Profitability remains precarious other segments of the beef chain late in 2000 but an increase in key cattle prices serves to make a strong female market even stronger.

Q: So when will expansion begin?

A:The start of expansion in cow numbers is likely to begin in the next 12 months.

Sure they've been saying that for a year now but eventually annalist have to be right, right? It's true that beef producers are still not retaining enough heifers to get the expansion underway at this point, but you can't ignore history. And history says we will increase herd numbers in search of increased profits. Producers can't ignore calf profits of $100 to $200 per head.
Ineffective liquidation?

The question is how much can it expand? Cowherd expansion is expected to be moderate in size. That's because even though beef cow numbers have been dropping since 1995, the decline has been a very modest 2 million head. In contrast, the liquidation phase of the previous beef cow cycle from 1981 to 1989 reduced the size of the beef-cow herd by 6-million head.

In addition, total beef production has continued to rise due to the increase in the productivity.

"The amount of beef produced per cow is rising at a rate of about 1.8 percent per year, while demand is only increasing at about 1.3 percent per year," says Chris Hurt, extension economist at Purdue University.

There are other unexpected factors that have worked against the positive affects of beef cow liquidation. Mild weather for two winters played a roll in an unexpectedly higher calf crop in 2000. The estimated calf crop for 2000 was 38.9 million beef calves, reflecting a calving rate of about 91 percent of the size of the Jan. 1, 2000 beef cow inventory. If these calving estimates are true, U.S. beef producers had a calf crop 0.5 percent larger this year than in 1999. So, despite a smaller cowherd, there are actually more calves.

Increased demand

For a couple of years now analysts have pointed to smaller cowherd numbers as a sign that better prices would come. In reality keeping an eye on total beef production, feed costs and consumer demand will be better indicators of future calf prices.
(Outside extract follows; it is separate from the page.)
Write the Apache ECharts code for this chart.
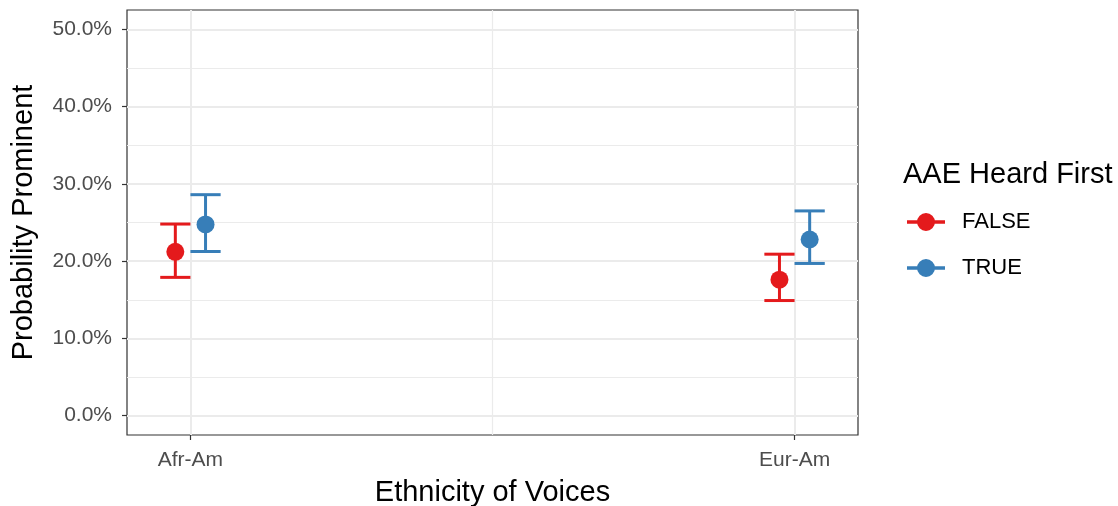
<!DOCTYPE html>
<html>
<head>
<meta charset="utf-8">
<script src="https://cdn.jsdelivr.net/npm/echarts@6/dist/echarts.min.js"></script>
<style>
  html, body { margin: 0; padding: 0; background: #ffffff; }
  #chart { width: 1118px; height: 506px; }
</style>
</head>
<body>
<div id="chart"></div>
<script>
// Probability of a prominent rating by voice ethnicity, split by whether AAE was heard first.
const categories = ['Afr-Am', 'Eur-Am'];
const groups = ['FALSE', 'TRUE'];

// Estimates and 95% intervals, in percent
const falseMean = [21.2, 17.6];
const falseLow  = [17.9, 14.9];
const falseHigh = [24.8, 20.9];
const trueMean  = [24.75, 22.8];
const trueLow   = [21.25, 19.7];
const trueHigh  = [28.6, 26.5];

const yTicks = [0, 10, 20, 30, 40, 50];
const yMinorTicks = [5, 15, 25, 35, 45];
const xTicks = [1, 2];
const xMinorTicks = [1.5];

const colors = { FALSE: '#E41A1C', TRUE: '#377EB8' };
const dodge = { FALSE: -0.025, TRUE: 0.025 };
const capHalf = 0.025;
const FONT = '"Liberation Sans", Arial, Helvetica, sans-serif';

function errorBarSeries(name, low, high) {
  return {
    type: 'custom',
    name: name,
    xAxisIndex: 0,
    yAxisIndex: 0,
    z: 2,
    silent: true,
    data: categories.map((c, i) => [i + 1 + dodge[name], low[i], high[i]]),
    encode: { x: 0, y: [1, 2] },
    renderItem: function (params, api) {
      const x = api.value(0);
      const lo = api.coord([x, api.value(1)]);
      const hi = api.coord([x, api.value(2)]);
      const left = api.coord([x - capHalf, api.value(1)]);
      const right = api.coord([x + capHalf, api.value(1)]);
      const half = (right[0] - left[0]) / 2;
      const style = { stroke: colors[name], lineWidth: 3, fill: null };
      return {
        type: 'group',
        children: [
          { type: 'line', shape: { x1: lo[0], y1: lo[1], x2: hi[0], y2: hi[1] }, style: style },
          { type: 'line', shape: { x1: lo[0] - half, y1: lo[1], x2: lo[0] + half, y2: lo[1] }, style: style },
          { type: 'line', shape: { x1: hi[0] - half, y1: hi[1], x2: hi[0] + half, y2: hi[1] }, style: style }
        ]
      };
    }
  };
}

function pointSeries(name, mean) {
  return {
    type: 'scatter',
    name: name,
    xAxisIndex: 0,
    yAxisIndex: 0,
    z: 3,
    symbol: 'circle',
    symbolSize: 18,
    itemStyle: { color: colors[name], opacity: 1 },
    data: categories.map((c, i) => [i + 1 + dodge[name], mean[i]])
  };
}

// Line-with-dot key glyph
const keyIcon = 'path://M0,7.25 L38,7.25 L38,10.75 L0,10.75 Z M10,9 A9,9 0 1 1 28,9 A9,9 0 1 1 10,9 Z';

const xRange = { min: 0.895, max: 2.105 };
const yRange = { min: -2.5, max: 52.5 };

const option = {
  animation: false,
  backgroundColor: '#ffffff',
  textStyle: { fontFamily: FONT },
  grid: {
    left: 127, right: 260, top: 10, bottom: 71,
    outerBoundsMode: 'none',
    show: true, borderColor: '#333333', borderWidth: 1.2, backgroundColor: 'transparent',
    containLabel: false
  },
  title: {
    text: 'AAE Heard First',
    left: 903, top: 160, padding: 0,
    textStyle: { fontFamily: FONT, fontSize: 29, fontWeight: 'normal', color: '#000000' }
  },
  legend: {
    orient: 'vertical',
    left: 907, top: 211, padding: 0,
    itemWidth: 38, itemHeight: 18, itemGap: 24,
    data: groups.map(g => ({ name: g, icon: keyIcon, itemStyle: { color: colors[g] } })),
    textStyle: { fontFamily: FONT, fontSize: 22, color: '#000000', padding: [0, 0, 0, 12] },
    selectedMode: false
  },
  xAxis: [
    {
      type: 'value', min: xRange.min, max: xRange.max,
      axisLine: { show: false, onZero: false },
      axisTick: { show: true, length: 5, lineStyle: { color: '#333333', width: 1.2 }, customValues: xTicks },
      axisLabel: {
        customValues: xTicks, margin: 15,
        formatter: v => categories[Math.round(v) - 1],
        color: '#4D4D4D', fontSize: 21, fontFamily: FONT
      },
      splitLine: { show: true, lineStyle: { color: '#EBEBEB', width: 2 } },
      name: 'Ethnicity of Voices', nameLocation: 'middle', nameGap: 43,
      nameTextStyle: { fontFamily: FONT, fontSize: 29, color: '#000000' }
    },
    {
      type: 'value', min: xRange.min, max: xRange.max, position: 'bottom',
      axisLine: { show: false, onZero: false },
      axisTick: { show: false, customValues: xMinorTicks },
      axisLabel: { show: false, customValues: xMinorTicks },
      splitLine: { show: true, lineStyle: { color: '#EBEBEB', width: 1.2 } }
    }
  ],
  yAxis: [
    {
      type: 'value', min: yRange.min, max: yRange.max,
      axisLine: { show: false, onZero: false },
      axisTick: { show: true, length: 5, lineStyle: { color: '#333333', width: 1.2 }, customValues: yTicks },
      axisLabel: {
        customValues: yTicks, margin: 15,
        formatter: v => v.toFixed(1) + '%',
        color: '#4D4D4D', fontSize: 21, fontFamily: FONT
      },
      splitLine: { show: true, lineStyle: { color: '#EBEBEB', width: 2 } },
      name: 'Probability Prominent', nameLocation: 'middle', nameGap: 89, nameRotate: 90,
      nameTextStyle: { fontFamily: FONT, fontSize: 29, color: '#000000' }
    },
    {
      type: 'value', min: yRange.min, max: yRange.max, position: 'left',
      axisLine: { show: false, onZero: false },
      axisTick: { show: false, customValues: yMinorTicks },
      axisLabel: { show: false, customValues: yMinorTicks },
      splitLine: { show: true, lineStyle: { color: '#EBEBEB', width: 1.2 } }
    }
  ],
  series: [
    errorBarSeries('FALSE', falseLow, falseHigh),
    errorBarSeries('TRUE', trueLow, trueHigh),
    pointSeries('FALSE', falseMean),
    pointSeries('TRUE', trueMean)
  ]
};

const chart = echarts.init(document.getElementById('chart'), null, { renderer: 'canvas' });
chart.setOption(option);
</script>
</body>
</html>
But there is good news. In past years the increases in demand have not kept pace with the increases in production-per-cow that were mentioned by Dr. Hurt. But that may no longer be true. According to the Beef Demand Index, calculated by independent economic and industry experts, beef demand during the first half 2000 averaged more than 5 percent higher than demand during the first half of 1999 and expectation are for continued increases.